-- Stored data --
⟨
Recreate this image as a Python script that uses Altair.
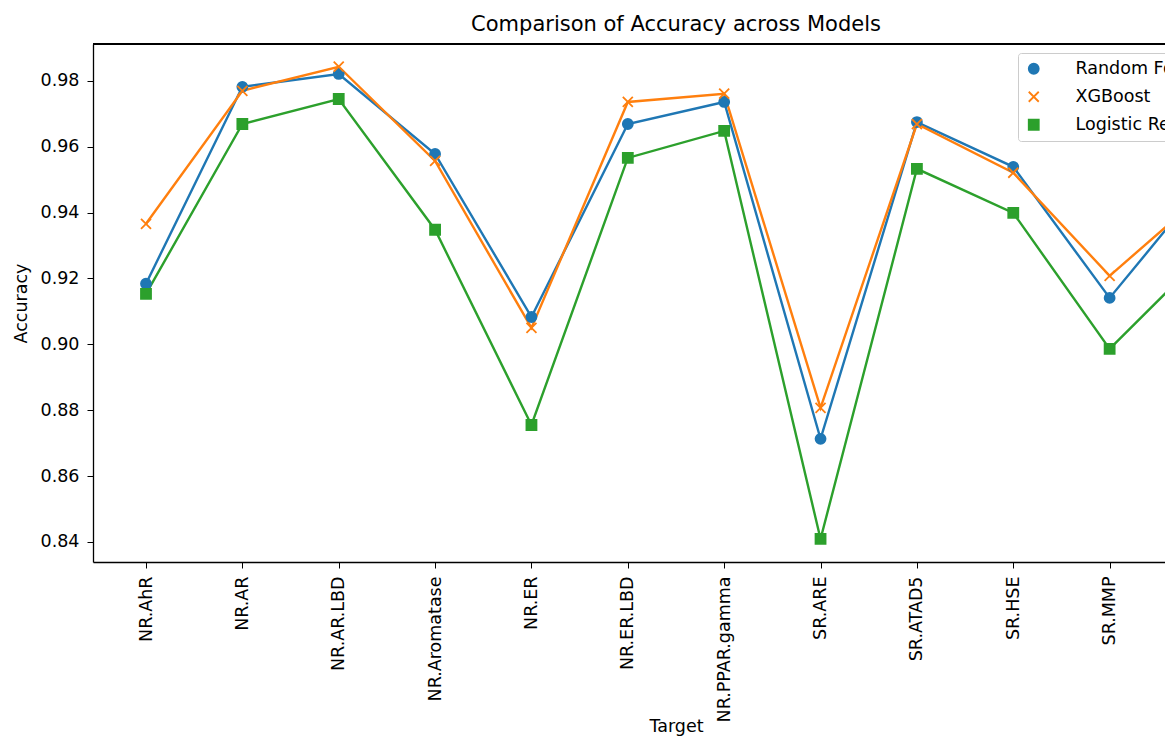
import altair as alt
import pandas as pd

targets = ["NR.AhR", "NR.AR", "NR.AR.LBD", "NR.Aromatase", "NR.ER", "NR.ER.LBD",
           "NR.PPAR.gamma", "SR.ARE", "SR.ATAD5", "SR.HSE", "SR.MMP", "SR.p53"]
models = ["Random Forest", "XGBoost", "Logistic Regression"]
rf_acc = [0.9184, 0.9782, 0.9821, 0.9578, 0.9083, 0.9669, 0.9736, 0.8713, 0.9675, 0.9539, 0.9141, 0.9496]
xgb_acc = [0.9366, 0.9770, 0.9843, 0.9557, 0.9050, 0.9736, 0.9761, 0.8807, 0.9669, 0.9521, 0.9208, 0.9463]
lr_acc = [0.9153, 0.9669, 0.9745, 0.9348, 0.8755, 0.9566, 0.9648, 0.8409, 0.9533, 0.9399, 0.8986, 0.9278]
y_ticks = [0.84, 0.86, 0.88, 0.90, 0.92, 0.94, 0.96, 0.98]
colors = ["#1f77b4", "#ff7f0e", "#2ca02c"]
fills = ["#1f77b4", "transparent", "#2ca02c"]
shapes = ["circle", "M-1,-1L1,1M-1,1L1,-1", "square"]

rows = []
for m, vals in zip(models, [rf_acc, xgb_acc, lr_acc]):
    for t, v in zip(targets, vals):
        rows.append({"Target": t, "Accuracy": v, "Model": m})
df = pd.DataFrame(rows)

FULL_W = 1166   # full plot width (right part runs off the page, as in the reference)
VIS_W = 1072    # visible part of the plot
PLOT_H = 518
FS = 17.5

x_enc = alt.X("Target:N", sort=targets, title="Target",
              scale=alt.Scale(type="point", padding=0.55, range=[0, FULL_W]),
              axis=alt.Axis(labelAngle=-90, titleY=155, titleBaseline="top"))
y_enc = alt.Y("Accuracy:Q", title="Accuracy",
              scale=alt.Scale(domain=[0.8339, 0.9912], nice=False, zero=False),
              axis=alt.Axis(values=y_ticks, format=".2f", titlePadding=10))
legend = alt.Legend(title=None, orient="none", legendX=925, legendY=9,
                    fillColor="white", strokeColor="#cccccc", cornerRadius=3,
                    padding=7, labelFontSize=FS, rowPadding=9, symbolSize=100,
                    symbolStrokeWidth=1.8, labelFont="DejaVu Sans", labelColor="black",
                    labelOffset=33)
color_enc = alt.Color("Model:N", scale=alt.Scale(domain=models, range=colors), legend=legend)

lines = alt.Chart(df).mark_line(strokeWidth=2.4).encode(
    x=x_enc, y=y_enc, color=color_enc, detail="Model:N"
)
points = alt.Chart(df).mark_point(filled=False, size=100, strokeWidth=1.8, opacity=1).encode(
    x=x_enc, y=y_enc, color=color_enc,
    fill=alt.Fill("Model:N", scale=alt.Scale(domain=models, range=fills), legend=legend),
    shape=alt.Shape("Model:N", scale=alt.Scale(domain=models, range=shapes), legend=legend),
)
top_spine = alt.Chart(df).mark_rule(color="black", strokeWidth=1.3).encode(
    x=alt.value(0), x2=alt.value(FULL_W), y=alt.value(0)
)

chart = alt.layer(lines, points, top_spine).properties(
    width=VIS_W, height=PLOT_H,
    autosize=alt.AutoSizeParams(type="none"),
    padding={"left": 85, "top": 36, "right": 0, "bottom": 177},
    title=alt.TitleParams("Comparison of Accuracy across Models", fontSize=21,
                          fontWeight="normal", font="DejaVu Sans", color="black",
                          offset=8, anchor="middle", dx=47),
).configure_view(stroke=None).configure_axis(
    grid=False, domainColor="black", tickColor="black", labelColor="black",
    titleColor="black", labelFont="DejaVu Sans", titleFont="DejaVu Sans",
    labelFontSize=FS, titleFontSize=FS, titleFontWeight="normal",
    tickSize=6, labelPadding=8, domainWidth=1.3
)

chart.save("out.html", embed_options={"renderer": "svg", "actions": False})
⟩
-- Set task --
Go through the listing above and write it all out exactly, leaving out any picture.

-- Expected output --
Recreate this image as a Python script that uses Altair.
import altair as alt
import pandas as pd

targets = ["NR.AhR", "NR.AR", "NR.AR.LBD", "NR.Aromatase", "NR.ER", "NR.ER.LBD",
           "NR.PPAR.gamma", "SR.ARE", "SR.ATAD5", "SR.HSE", "SR.MMP", "SR.p53"]
models = ["Random Forest", "XGBoost", "Logistic Regression"]
rf_acc = [0.9184, 0.9782, 0.9821, 0.9578, 0.9083, 0.9669, 0.9736, 0.8713, 0.9675, 0.9539, 0.9141, 0.9496]
xgb_acc = [0.9366, 0.9770, 0.9843, 0.9557, 0.9050, 0.9736, 0.9761, 0.8807, 0.9669, 0.9521, 0.9208, 0.9463]
lr_acc = [0.9153, 0.9669, 0.9745, 0.9348, 0.8755, 0.9566, 0.9648, 0.8409, 0.9533, 0.9399, 0.8986, 0.9278]
y_ticks = [0.84, 0.86, 0.88, 0.90, 0.92, 0.94, 0.96, 0.98]
colors = ["#1f77b4", "#ff7f0e", "#2ca02c"]
fills = ["#1f77b4", "transparent", "#2ca02c"]
shapes = ["circle", "M-1,-1L1,1M-1,1L1,-1", "square"]

rows = []
for m, vals in zip(models, [rf_acc, xgb_acc, lr_acc]):
    for t, v in zip(targets, vals):
        rows.append({"Target": t, "Accuracy": v, "Model": m})
df = pd.DataFrame(rows)

FULL_W = 1166   # full plot width (right part runs off the page, as in the reference)
VIS_W = 1072    # visible part of the plot
PLOT_H = 518
FS = 17.5

x_enc = alt.X("Target:N", sort=targets, title="Target",
              scale=alt.Scale(type="point", padding=0.55, range=[0, FULL_W]),
              axis=alt.Axis(labelAngle=-90, titleY=155, titleBaseline="top"))
y_enc = alt.Y("Accuracy:Q", title="Accuracy",
              scale=alt.Scale(domain=[0.8339, 0.9912], nice=False, zero=False),
              axis=alt.Axis(values=y_ticks, format=".2f", titlePadding=10))
legend = alt.Legend(title=None, orient="none", legendX=925, legendY=9,
                    fillColor="white", strokeColor="#cccccc", cornerRadius=3,
                    padding=7, labelFontSize=FS, rowPadding=9, symbolSize=100,
                    symbolStrokeWidth=1.8, labelFont="DejaVu Sans", labelColor="black",
                    labelOffset=33)
color_enc = alt.Color("Model:N", scale=alt.Scale(domain=models, range=colors), legend=legend)

lines = alt.Chart(df).mark_line(strokeWidth=2.4).encode(
    x=x_enc, y=y_enc, color=color_enc, detail="Model:N"
)
points = alt.Chart(df).mark_point(filled=False, size=100, strokeWidth=1.8, opacity=1).encode(
    x=x_enc, y=y_enc, color=color_enc,
    fill=alt.Fill("Model:N", scale=alt.Scale(domain=models, range=fills), legend=legend),
    shape=alt.Shape("Model:N", scale=alt.Scale(domain=models, range=shapes), legend=legend),
)
top_spine = alt.Chart(df).mark_rule(color="black", strokeWidth=1.3).encode(
    x=alt.value(0), x2=alt.value(FULL_W), y=alt.value(0)
)

chart = alt.layer(lines, points, top_spine).properties(
    width=VIS_W, height=PLOT_H,
    autosize=alt.AutoSizeParams(type="none"),
    padding={"left": 85, "top": 36, "right": 0, "bottom": 177},
    title=alt.TitleParams("Comparison of Accuracy across Models", fontSize=21,
                          fontWeight="normal", font="DejaVu Sans", color="black",
                          offset=8, anchor="middle", dx=47),
).configure_view(stroke=None).configure_axis(
    grid=False, domainColor="black", tickColor="black", labelColor="black",
    titleColor="black", labelFont="DejaVu Sans", titleFont="DejaVu Sans",
    labelFontSize=FS, titleFontSize=FS, titleFontWeight="normal",
    tickSize=6, labelPadding=8, domainWidth=1.3
)

chart.save("out.html", embed_options={"renderer": "svg", "actions": False})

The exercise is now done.